Would you repeat the listing exactly but omit every picture?
□ □ □ □ □ □ □
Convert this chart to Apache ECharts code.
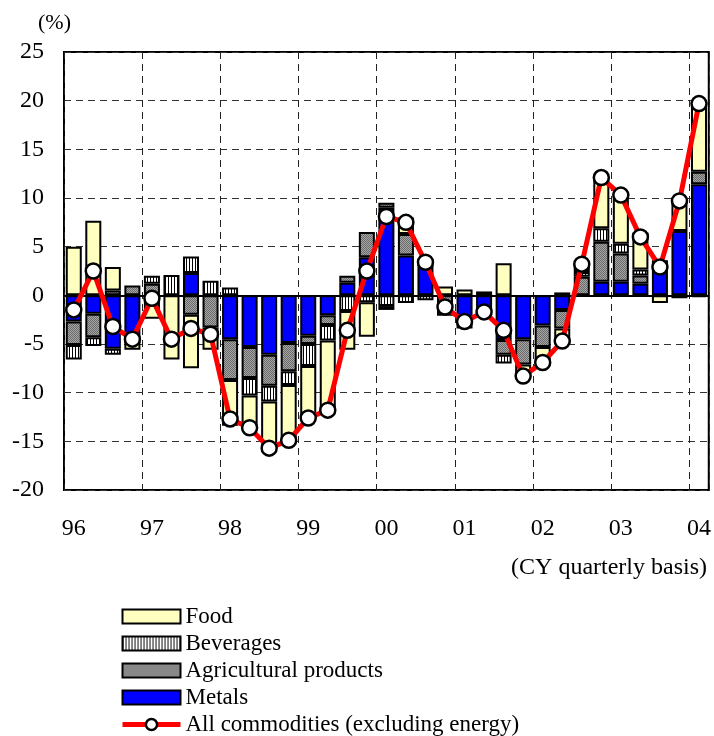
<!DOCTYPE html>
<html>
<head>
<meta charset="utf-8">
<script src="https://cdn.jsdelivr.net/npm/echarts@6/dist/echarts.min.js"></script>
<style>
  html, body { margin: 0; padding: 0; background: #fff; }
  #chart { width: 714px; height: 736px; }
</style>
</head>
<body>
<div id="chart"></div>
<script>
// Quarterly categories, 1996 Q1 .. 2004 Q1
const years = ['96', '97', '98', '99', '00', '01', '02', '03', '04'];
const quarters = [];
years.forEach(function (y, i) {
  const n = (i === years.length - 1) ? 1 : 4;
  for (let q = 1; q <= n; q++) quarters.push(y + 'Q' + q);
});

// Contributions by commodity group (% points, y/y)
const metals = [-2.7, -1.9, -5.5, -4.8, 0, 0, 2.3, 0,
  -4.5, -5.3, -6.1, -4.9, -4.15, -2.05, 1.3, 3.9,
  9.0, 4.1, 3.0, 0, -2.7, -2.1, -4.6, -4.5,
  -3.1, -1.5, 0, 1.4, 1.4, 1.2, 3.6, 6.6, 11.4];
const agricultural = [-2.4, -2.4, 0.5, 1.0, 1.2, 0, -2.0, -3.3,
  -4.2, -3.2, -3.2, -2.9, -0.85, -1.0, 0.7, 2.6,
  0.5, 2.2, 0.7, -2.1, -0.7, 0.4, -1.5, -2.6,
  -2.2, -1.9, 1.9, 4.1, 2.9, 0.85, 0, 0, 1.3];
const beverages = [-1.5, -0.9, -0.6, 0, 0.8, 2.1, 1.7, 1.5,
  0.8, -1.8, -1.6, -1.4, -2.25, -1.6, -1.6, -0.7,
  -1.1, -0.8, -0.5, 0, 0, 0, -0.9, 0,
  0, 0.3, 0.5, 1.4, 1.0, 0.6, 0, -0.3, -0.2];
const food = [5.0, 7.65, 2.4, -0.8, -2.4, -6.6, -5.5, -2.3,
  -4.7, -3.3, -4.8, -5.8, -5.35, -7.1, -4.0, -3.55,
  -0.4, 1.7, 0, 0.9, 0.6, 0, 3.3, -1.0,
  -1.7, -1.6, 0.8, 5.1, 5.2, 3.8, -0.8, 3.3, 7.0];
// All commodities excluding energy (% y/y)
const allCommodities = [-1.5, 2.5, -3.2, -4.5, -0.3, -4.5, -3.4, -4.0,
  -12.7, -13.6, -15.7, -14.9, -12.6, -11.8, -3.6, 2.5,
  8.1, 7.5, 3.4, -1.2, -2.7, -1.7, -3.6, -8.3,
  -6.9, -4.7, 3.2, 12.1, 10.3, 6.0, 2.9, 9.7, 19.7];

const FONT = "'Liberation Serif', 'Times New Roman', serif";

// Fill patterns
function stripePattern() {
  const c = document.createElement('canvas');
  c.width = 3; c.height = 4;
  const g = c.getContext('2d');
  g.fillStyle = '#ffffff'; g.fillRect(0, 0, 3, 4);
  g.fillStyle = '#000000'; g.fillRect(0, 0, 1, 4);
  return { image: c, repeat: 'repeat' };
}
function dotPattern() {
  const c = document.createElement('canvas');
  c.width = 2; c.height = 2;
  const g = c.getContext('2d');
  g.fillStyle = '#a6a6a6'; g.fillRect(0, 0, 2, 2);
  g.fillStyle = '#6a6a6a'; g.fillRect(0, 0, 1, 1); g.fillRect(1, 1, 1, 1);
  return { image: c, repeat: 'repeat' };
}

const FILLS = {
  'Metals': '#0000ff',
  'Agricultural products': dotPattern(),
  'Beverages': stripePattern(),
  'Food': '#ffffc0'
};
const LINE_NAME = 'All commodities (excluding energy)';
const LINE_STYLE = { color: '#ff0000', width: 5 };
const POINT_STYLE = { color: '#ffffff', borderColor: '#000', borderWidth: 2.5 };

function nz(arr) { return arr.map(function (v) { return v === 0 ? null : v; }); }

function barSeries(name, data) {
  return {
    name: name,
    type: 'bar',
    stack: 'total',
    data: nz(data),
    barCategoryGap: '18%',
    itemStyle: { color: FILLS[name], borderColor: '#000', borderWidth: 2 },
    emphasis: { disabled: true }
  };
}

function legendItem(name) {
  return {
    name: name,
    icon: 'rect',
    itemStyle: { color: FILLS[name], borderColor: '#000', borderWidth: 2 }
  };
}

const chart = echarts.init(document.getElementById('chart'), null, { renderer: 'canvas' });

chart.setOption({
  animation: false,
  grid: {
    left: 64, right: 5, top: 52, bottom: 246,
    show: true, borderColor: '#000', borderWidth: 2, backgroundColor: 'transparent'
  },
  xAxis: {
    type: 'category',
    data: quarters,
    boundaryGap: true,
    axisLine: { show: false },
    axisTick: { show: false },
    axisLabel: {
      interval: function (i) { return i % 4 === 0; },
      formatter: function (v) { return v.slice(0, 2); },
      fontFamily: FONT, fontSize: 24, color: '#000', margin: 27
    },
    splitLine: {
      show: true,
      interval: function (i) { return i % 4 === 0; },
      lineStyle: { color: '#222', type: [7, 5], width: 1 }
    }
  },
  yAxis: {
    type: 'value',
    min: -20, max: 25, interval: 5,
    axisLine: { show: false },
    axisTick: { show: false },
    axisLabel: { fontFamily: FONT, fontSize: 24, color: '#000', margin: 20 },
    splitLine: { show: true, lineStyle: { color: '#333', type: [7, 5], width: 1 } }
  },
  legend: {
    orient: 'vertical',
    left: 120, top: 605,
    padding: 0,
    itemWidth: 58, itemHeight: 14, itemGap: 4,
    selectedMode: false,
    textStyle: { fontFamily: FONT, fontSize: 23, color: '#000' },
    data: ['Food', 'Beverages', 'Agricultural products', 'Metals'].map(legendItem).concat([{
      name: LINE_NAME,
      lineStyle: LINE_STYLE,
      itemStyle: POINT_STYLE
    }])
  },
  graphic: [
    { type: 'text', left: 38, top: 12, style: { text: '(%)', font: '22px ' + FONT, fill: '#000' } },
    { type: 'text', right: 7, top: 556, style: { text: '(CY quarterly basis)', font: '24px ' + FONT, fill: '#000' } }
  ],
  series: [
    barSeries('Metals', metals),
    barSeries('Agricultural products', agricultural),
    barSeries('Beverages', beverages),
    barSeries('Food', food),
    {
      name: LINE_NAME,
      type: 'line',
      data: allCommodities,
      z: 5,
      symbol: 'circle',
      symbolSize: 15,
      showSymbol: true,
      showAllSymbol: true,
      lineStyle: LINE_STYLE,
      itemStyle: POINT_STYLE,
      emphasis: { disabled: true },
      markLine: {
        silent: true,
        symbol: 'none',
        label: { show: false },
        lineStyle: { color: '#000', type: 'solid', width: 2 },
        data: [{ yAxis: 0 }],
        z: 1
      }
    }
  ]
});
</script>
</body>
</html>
□ □ □ □ □ □ □
SOLUTION TO THIS TASK -
Convert this chart to Apache ECharts code.
<!DOCTYPE html>
<html>
<head>
<meta charset="utf-8">
<script src="https://cdn.jsdelivr.net/npm/echarts@6/dist/echarts.min.js"></script>
<style>
  html, body { margin: 0; padding: 0; background: #fff; }
  #chart { width: 714px; height: 736px; }
</style>
</head>
<body>
<div id="chart"></div>
<script>
// Quarterly categories, 1996 Q1 .. 2004 Q1
const years = ['96', '97', '98', '99', '00', '01', '02', '03', '04'];
const quarters = [];
years.forEach(function (y, i) {
  const n = (i === years.length - 1) ? 1 : 4;
  for (let q = 1; q <= n; q++) quarters.push(y + 'Q' + q);
});

// Contributions by commodity group (% points, y/y)
const metals = [-2.7, -1.9, -5.5, -4.8, 0, 0, 2.3, 0,
  -4.5, -5.3, -6.1, -4.9, -4.15, -2.05, 1.3, 3.9,
  9.0, 4.1, 3.0, 0, -2.7, -2.1, -4.6, -4.5,
  -3.1, -1.5, 0, 1.4, 1.4, 1.2, 3.6, 6.6, 11.4];
const agricultural = [-2.4, -2.4, 0.5, 1.0, 1.2, 0, -2.0, -3.3,
  -4.2, -3.2, -3.2, -2.9, -0.85, -1.0, 0.7, 2.6,
  0.5, 2.2, 0.7, -2.1, -0.7, 0.4, -1.5, -2.6,
  -2.2, -1.9, 1.9, 4.1, 2.9, 0.85, 0, 0, 1.3];
const beverages = [-1.5, -0.9, -0.6, 0, 0.8, 2.1, 1.7, 1.5,
  0.8, -1.8, -1.6, -1.4, -2.25, -1.6, -1.6, -0.7,
  -1.1, -0.8, -0.5, 0, 0, 0, -0.9, 0,
  0, 0.3, 0.5, 1.4, 1.0, 0.6, 0, -0.3, -0.2];
const food = [5.0, 7.65, 2.4, -0.8, -2.4, -6.6, -5.5, -2.3,
  -4.7, -3.3, -4.8, -5.8, -5.35, -7.1, -4.0, -3.55,
  -0.4, 1.7, 0, 0.9, 0.6, 0, 3.3, -1.0,
  -1.7, -1.6, 0.8, 5.1, 5.2, 3.8, -0.8, 3.3, 7.0];
// All commodities excluding energy (% y/y)
const allCommodities = [-1.5, 2.5, -3.2, -4.5, -0.3, -4.5, -3.4, -4.0,
  -12.7, -13.6, -15.7, -14.9, -12.6, -11.8, -3.6, 2.5,
  8.1, 7.5, 3.4, -1.2, -2.7, -1.7, -3.6, -8.3,
  -6.9, -4.7, 3.2, 12.1, 10.3, 6.0, 2.9, 9.7, 19.7];

const FONT = "'Liberation Serif', 'Times New Roman', serif";

// Fill patterns
function stripePattern() {
  const c = document.createElement('canvas');
  c.width = 3; c.height = 4;
  const g = c.getContext('2d');
  g.fillStyle = '#ffffff'; g.fillRect(0, 0, 3, 4);
  g.fillStyle = '#000000'; g.fillRect(0, 0, 1, 4);
  return { image: c, repeat: 'repeat' };
}
function dotPattern() {
  const c = document.createElement('canvas');
  c.width = 2; c.height = 2;
  const g = c.getContext('2d');
  g.fillStyle = '#a6a6a6'; g.fillRect(0, 0, 2, 2);
  g.fillStyle = '#6a6a6a'; g.fillRect(0, 0, 1, 1); g.fillRect(1, 1, 1, 1);
  return { image: c, repeat: 'repeat' };
}

const FILLS = {
  'Metals': '#0000ff',
  'Agricultural products': dotPattern(),
  'Beverages': stripePattern(),
  'Food': '#ffffc0'
};
const LINE_NAME = 'All commodities (excluding energy)';
const LINE_STYLE = { color: '#ff0000', width: 5 };
const POINT_STYLE = { color: '#ffffff', borderColor: '#000', borderWidth: 2.5 };

function nz(arr) { return arr.map(function (v) { return v === 0 ? null : v; }); }

function barSeries(name, data) {
  return {
    name: name,
    type: 'bar',
    stack: 'total',
    data: nz(data),
    barCategoryGap: '18%',
    itemStyle: { color: FILLS[name], borderColor: '#000', borderWidth: 2 },
    emphasis: { disabled: true }
  };
}

function legendItem(name) {
  return {
    name: name,
    icon: 'rect',
    itemStyle: { color: FILLS[name], borderColor: '#000', borderWidth: 2 }
  };
}

const chart = echarts.init(document.getElementById('chart'), null, { renderer: 'canvas' });

chart.setOption({
  animation: false,
  grid: {
    left: 64, right: 5, top: 52, bottom: 246,
    show: true, borderColor: '#000', borderWidth: 2, backgroundColor: 'transparent'
  },
  xAxis: {
    type: 'category',
    data: quarters,
    boundaryGap: true,
    axisLine: { show: false },
    axisTick: { show: false },
    axisLabel: {
      interval: function (i) { return i % 4 === 0; },
      formatter: function (v) { return v.slice(0, 2); },
      fontFamily: FONT, fontSize: 24, color: '#000', margin: 27
    },
    splitLine: {
      show: true,
      interval: function (i) { return i % 4 === 0; },
      lineStyle: { color: '#222', type: [7, 5], width: 1 }
    }
  },
  yAxis: {
    type: 'value',
    min: -20, max: 25, interval: 5,
    axisLine: { show: false },
    axisTick: { show: false },
    axisLabel: { fontFamily: FONT, fontSize: 24, color: '#000', margin: 20 },
    splitLine: { show: true, lineStyle: { color: '#333', type: [7, 5], width: 1 } }
  },
  legend: {
    orient: 'vertical',
    left: 120, top: 605,
    padding: 0,
    itemWidth: 58, itemHeight: 14, itemGap: 4,
    selectedMode: false,
    textStyle: { fontFamily: FONT, fontSize: 23, color: '#000' },
    data: ['Food', 'Beverages', 'Agricultural products', 'Metals'].map(legendItem).concat([{
      name: LINE_NAME,
      lineStyle: LINE_STYLE,
      itemStyle: POINT_STYLE
    }])
  },
  graphic: [
    { type: 'text', left: 38, top: 12, style: { text: '(%)', font: '22px ' + FONT, fill: '#000' } },
    { type: 'text', right: 7, top: 556, style: { text: '(CY quarterly basis)', font: '24px ' + FONT, fill: '#000' } }
  ],
  series: [
    barSeries('Metals', metals),
    barSeries('Agricultural products', agricultural),
    barSeries('Beverages', beverages),
    barSeries('Food', food),
    {
      name: LINE_NAME,
      type: 'line',
      data: allCommodities,
      z: 5,
      symbol: 'circle',
      symbolSize: 15,
      showSymbol: true,
      showAllSymbol: true,
      lineStyle: LINE_STYLE,
      itemStyle: POINT_STYLE,
      emphasis: { disabled: true },
      markLine: {
        silent: true,
        symbol: 'none',
        label: { show: false },
        lineStyle: { color: '#000', type: 'solid', width: 2 },
        data: [{ yAxis: 0 }],
        z: 1
      }
    }
  ]
});
</script>
</body>
</html>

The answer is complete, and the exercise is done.